What’s the value of an advanced technical degree?
In the Fall of 2019, I started a Master’s at Georgia Tech. The program is online and focused on data science. I have 2 more years to earn it as I’m working full time. I’ve worked in data science and analytics for well over a decade now.
Now that the initial excitement has worn off for people around me, I don’t get claps on the back or cheers of encouragement. At best, it’s acknowledged when they ask me, dropping their voices half an octave…
“Mark, once you’re done with the Master’s, will you have access to different types of roles now?” And I answer, “Not exactly”.
Cue the horrifically screeching violins as they scurry away, never to ask such things of me again.
I get this reaction. As humans, we want our investments to guarantee a pay off, and damn it, it had better come quickly. When people are shopping for advanced degrees these days, there’s often a focus on the financial benefits. Nobody wants to be a sucker or Bamboozlee of the Month in a WSJ exposé.
While they’re not the only game in town, FAANGs jobs commonly come up as means to fulfill financial targets. The problem is that with regards to technical roles, FAANGs don’t place a premium on a Master’s degree. Sure, it could help to get an interview, but if your goal is to work at these companies, I’d stick with leetcode for technical prep. “Don’t play a well rounded game. Just hit 3’s. We’ll show you the rest.”
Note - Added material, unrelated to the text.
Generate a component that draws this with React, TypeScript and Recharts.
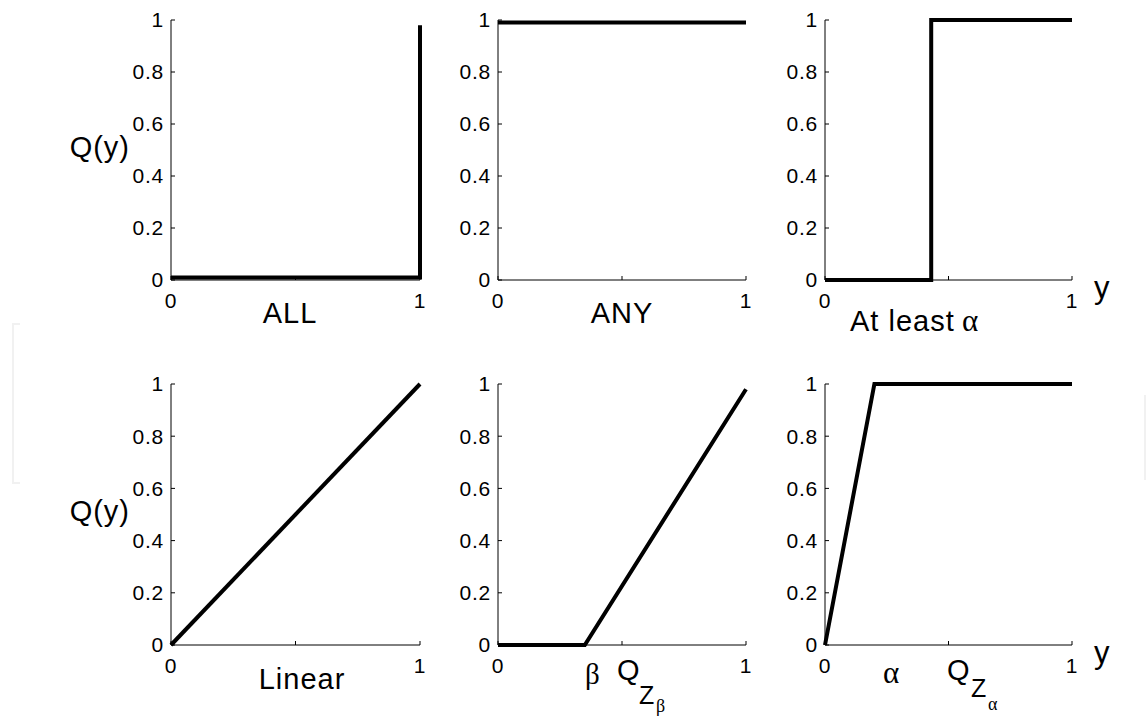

My situation further complicates the problem: a Master’s for someone with 15 years of work experience in the same field. When you’re this far into your career, an advanced degree is a blip compared to your experience, buried at the bottom of your CV / Linkedin profile. I don’t expect any significant financial benefits.
Let’s unpack the cost portion of value (aka benefits - cost). And I don’t just mean money or time invested, I mean the emotional energy. Even mundane aspects of my program appear to be designed to annoy and sap energy.
For example, getting set up for online, proctored exams are a royal pain in the ass. To show that I’m not cheating, I have to swivel my laptop’s camera to show the entire room. Suddenly, I’m the next Steven Soderbergh, taking special care to show the entire hellhole of my office. This includes boxes masterfully positioned out of frame of my video-calls. Oddly, rules dictate that I don’t film my cats in this video to ensure that Academic Integrity Can Flourish. I don’t get that as Maverick and Larry don’t yet understand Jacobian determinants.
Passing that hurdle, I’m then greeted with a timed coding exam from the 5th level of Hell. My multitasking hits new levels, as my Saturday is spent in a fit of panic attacks while I simultaneously disappoint my wife and friends by no-showing on plans. At least I don’t have to wait for results; I immediately get my score back and eureka! I’ve been once again kicked in the pants by a 22 year old, who scores 103% (how???). This breaks the curve for the entire class and my spirit.
The realizations come knocking the next day.
Working in industry without formally balancing my training has left me blind to gaps in my knowledge. And somewhere between the odd, proctored quizzes and my Price is Right Losing Horn final exam results, the humility hits. I’ve been nestled in the warm blankie of my employability and appreciated-but-not-quite Fuck You money. I’m not the technical hot shit that once was.
We build from baselines. I’ve learned some things. All the bullshit and fanfare of studying and taking tests forced one slow chug of a cognitive crank. These small, painful steps are addictive. It takes me back to being 10 years old, trying to finally beat my older brother in NHL ‘93.
Is this the game when Jeremy Roenick’s head won’t bleed? Where I finally win the Stanley Cup and All-Stars West lords over my brother in victory?
…well, shit, I guess not because Jeremy's head is bleeding again. But I know I’m moving forward. And I’m not going to make that same mistake again.
From this place, I’m approaching my day with the feeling of having completed a hard workout. Like I’ve already won the day. I’m closer to the vast universe of what I don’t know. And the bits that I already knew? I appreciate them, and myself, a bit more.
That’s more valuable to me than a slightly higher paying job.